In der vergangenen Woche hatte Landesinnenminister Boris Pistorius (SPD) bekanntgegeben, daß in mindestens sechs Fällen Personendaten von Journalisten vom Verfassungsschutz unzulässig gespeichert worden sind. Das sei wegen fehlenden Bezugs zum Extremismus oder auch wegen mangelnder Relevanz nicht gerechtfertigt gewesen. Eine Betroffene ist die freie Journalistin Röpke. Die 48jährige ist Rechtsextremismus-Expertin und gilt als eine der besten Kennerinnen der Neonaziszene in Deutschland. Seit Jahren berichtet sie unter anderem für das NDR-Magazin »Panorama« über das Thema. Sie erhielt dafür nicht nur zahlreiche Journalistenpreise, sondern auch immer wieder Drohungen aus der rechten Szene.

Über sie hatte der Verfassungsschutz sechs Jahre lang Informationen gesammelt. Nach Eingang eines Auskunftsbegehrens Anfang 2012 seien die Unterlagen aber gelöscht und die Journalistin sei über die Tatsache der Überwachung belogen worden, sagte Adam. Röpke erhielt demnach die Auskunft, sie sei nicht im Visier. Daß dem nicht so war, hatte ihr Verfassungsschutzpräsidentin Brandenburger persönlich vergangene Woche telefonisch mitgeteilt – kurz bevor sie gemeinsam mit Innenminister Pistorius erst den Verfassungsschutzausschuß des Landtages und dann die Öffentlichkeit informierte.

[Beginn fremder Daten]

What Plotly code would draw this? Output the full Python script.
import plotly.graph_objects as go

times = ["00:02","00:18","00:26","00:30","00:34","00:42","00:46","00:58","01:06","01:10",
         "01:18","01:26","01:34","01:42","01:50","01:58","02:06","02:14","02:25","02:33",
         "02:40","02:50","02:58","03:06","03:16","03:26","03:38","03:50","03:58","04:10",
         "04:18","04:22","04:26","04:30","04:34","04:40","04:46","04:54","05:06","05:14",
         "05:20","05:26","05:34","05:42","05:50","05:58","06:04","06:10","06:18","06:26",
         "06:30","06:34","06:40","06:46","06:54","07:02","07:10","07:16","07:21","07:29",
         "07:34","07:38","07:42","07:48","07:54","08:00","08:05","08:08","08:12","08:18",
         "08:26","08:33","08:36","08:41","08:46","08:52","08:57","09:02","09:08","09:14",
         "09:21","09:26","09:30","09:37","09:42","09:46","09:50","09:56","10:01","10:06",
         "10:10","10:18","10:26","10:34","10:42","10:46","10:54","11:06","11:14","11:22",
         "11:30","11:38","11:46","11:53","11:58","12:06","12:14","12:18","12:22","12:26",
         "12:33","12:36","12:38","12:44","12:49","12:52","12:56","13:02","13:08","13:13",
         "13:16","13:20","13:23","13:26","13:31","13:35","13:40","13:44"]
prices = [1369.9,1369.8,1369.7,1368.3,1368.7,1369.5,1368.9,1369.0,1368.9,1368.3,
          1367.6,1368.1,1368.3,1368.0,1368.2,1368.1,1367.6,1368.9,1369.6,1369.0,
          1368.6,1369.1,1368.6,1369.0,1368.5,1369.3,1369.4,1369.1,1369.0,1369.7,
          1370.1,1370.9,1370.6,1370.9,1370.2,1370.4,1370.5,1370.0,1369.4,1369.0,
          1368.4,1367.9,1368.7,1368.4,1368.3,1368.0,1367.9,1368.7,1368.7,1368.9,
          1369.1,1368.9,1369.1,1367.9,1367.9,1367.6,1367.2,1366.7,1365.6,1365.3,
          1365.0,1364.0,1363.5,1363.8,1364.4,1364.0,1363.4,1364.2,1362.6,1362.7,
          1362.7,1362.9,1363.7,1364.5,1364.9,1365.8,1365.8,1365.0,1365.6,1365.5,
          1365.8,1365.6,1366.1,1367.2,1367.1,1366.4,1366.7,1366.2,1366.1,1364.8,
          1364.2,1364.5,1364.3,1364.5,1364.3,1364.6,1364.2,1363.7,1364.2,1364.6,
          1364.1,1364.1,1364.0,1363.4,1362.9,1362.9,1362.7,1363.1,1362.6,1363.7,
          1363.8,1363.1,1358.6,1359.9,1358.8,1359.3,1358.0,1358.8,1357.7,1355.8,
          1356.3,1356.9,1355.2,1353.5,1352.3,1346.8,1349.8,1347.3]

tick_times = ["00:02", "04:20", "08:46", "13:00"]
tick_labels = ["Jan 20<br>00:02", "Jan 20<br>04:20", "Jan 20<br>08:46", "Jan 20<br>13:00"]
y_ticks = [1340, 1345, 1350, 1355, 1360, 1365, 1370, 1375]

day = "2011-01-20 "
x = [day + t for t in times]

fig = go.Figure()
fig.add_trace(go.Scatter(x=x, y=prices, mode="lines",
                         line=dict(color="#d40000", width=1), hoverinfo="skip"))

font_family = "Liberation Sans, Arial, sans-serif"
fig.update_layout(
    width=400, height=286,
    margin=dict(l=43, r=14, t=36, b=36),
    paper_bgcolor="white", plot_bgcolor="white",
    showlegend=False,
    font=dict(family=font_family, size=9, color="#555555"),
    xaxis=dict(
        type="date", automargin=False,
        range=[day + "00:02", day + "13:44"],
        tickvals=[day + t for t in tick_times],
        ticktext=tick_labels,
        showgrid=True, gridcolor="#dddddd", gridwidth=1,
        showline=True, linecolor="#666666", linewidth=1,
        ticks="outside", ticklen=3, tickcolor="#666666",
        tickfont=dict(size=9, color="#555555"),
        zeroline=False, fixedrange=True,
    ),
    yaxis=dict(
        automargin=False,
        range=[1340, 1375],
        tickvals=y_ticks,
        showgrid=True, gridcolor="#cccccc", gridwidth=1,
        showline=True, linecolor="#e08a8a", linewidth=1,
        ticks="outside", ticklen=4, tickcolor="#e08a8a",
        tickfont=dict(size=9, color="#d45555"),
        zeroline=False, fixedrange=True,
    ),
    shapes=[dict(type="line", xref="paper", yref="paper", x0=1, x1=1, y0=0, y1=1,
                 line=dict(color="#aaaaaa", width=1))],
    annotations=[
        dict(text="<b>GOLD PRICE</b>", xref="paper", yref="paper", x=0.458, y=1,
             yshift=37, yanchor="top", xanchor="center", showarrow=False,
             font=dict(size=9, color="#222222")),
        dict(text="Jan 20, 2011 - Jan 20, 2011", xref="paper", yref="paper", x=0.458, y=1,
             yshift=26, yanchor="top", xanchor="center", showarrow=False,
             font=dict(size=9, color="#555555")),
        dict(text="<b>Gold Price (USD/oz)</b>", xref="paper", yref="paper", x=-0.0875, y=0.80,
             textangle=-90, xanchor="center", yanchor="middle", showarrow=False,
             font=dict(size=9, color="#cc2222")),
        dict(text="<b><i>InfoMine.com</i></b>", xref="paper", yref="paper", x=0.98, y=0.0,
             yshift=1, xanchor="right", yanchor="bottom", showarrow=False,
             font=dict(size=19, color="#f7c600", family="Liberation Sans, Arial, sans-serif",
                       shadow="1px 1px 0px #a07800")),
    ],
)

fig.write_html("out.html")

»Bei der angelegten Akte des Verfassungsschutzes handelte es sich um eine Urkunde und um Daten, über die der Verfassungsschutz nach Eingang des Auskunftsbegehrens nicht mehr verfügen durfte«, erklärte Adam weiter. »Durch die Vereitelung des Auskunftsanspruchs dürfte daher der Straftatbestand der Urkundenunterdrückung erfüllt worden sein.«

Die Strafanzeige sei indes lediglich eine der rechtlichen Maßnahmen, mit denen versucht werden solle, die Hintergründe und das Ausmaß der Überwachung und der Vernichtung der Akte zu erfassen und zu ahnden, sagte Adam weiter. Neben einer Dienstaufsichtsbeschwerde gegen den für das Auskunftsersuchen zuständigen und »seinerzeit offensichtlich lügenden« Sachbearbeiter sei der Geheimdienst aufgefordert worden, alle vorliegenden Informationen über die Speicherung von Daten über die Journalistin offenzulegen. Außerdem solle die Akte, die der Verfassungsschutz sechs Jahre über Röpke geführt habe, rekonstruiert und ebenfalls offengelegt werden.

Auch die weiteren Verfassungsschutzämter in Deutschland werden nach Ansicht Adams mitteilen müssen, ob Röpke Adressatin geheimdienstlicher Tätigkeiten war. Er habe bei all diesen Behörden Auskunft beantragt.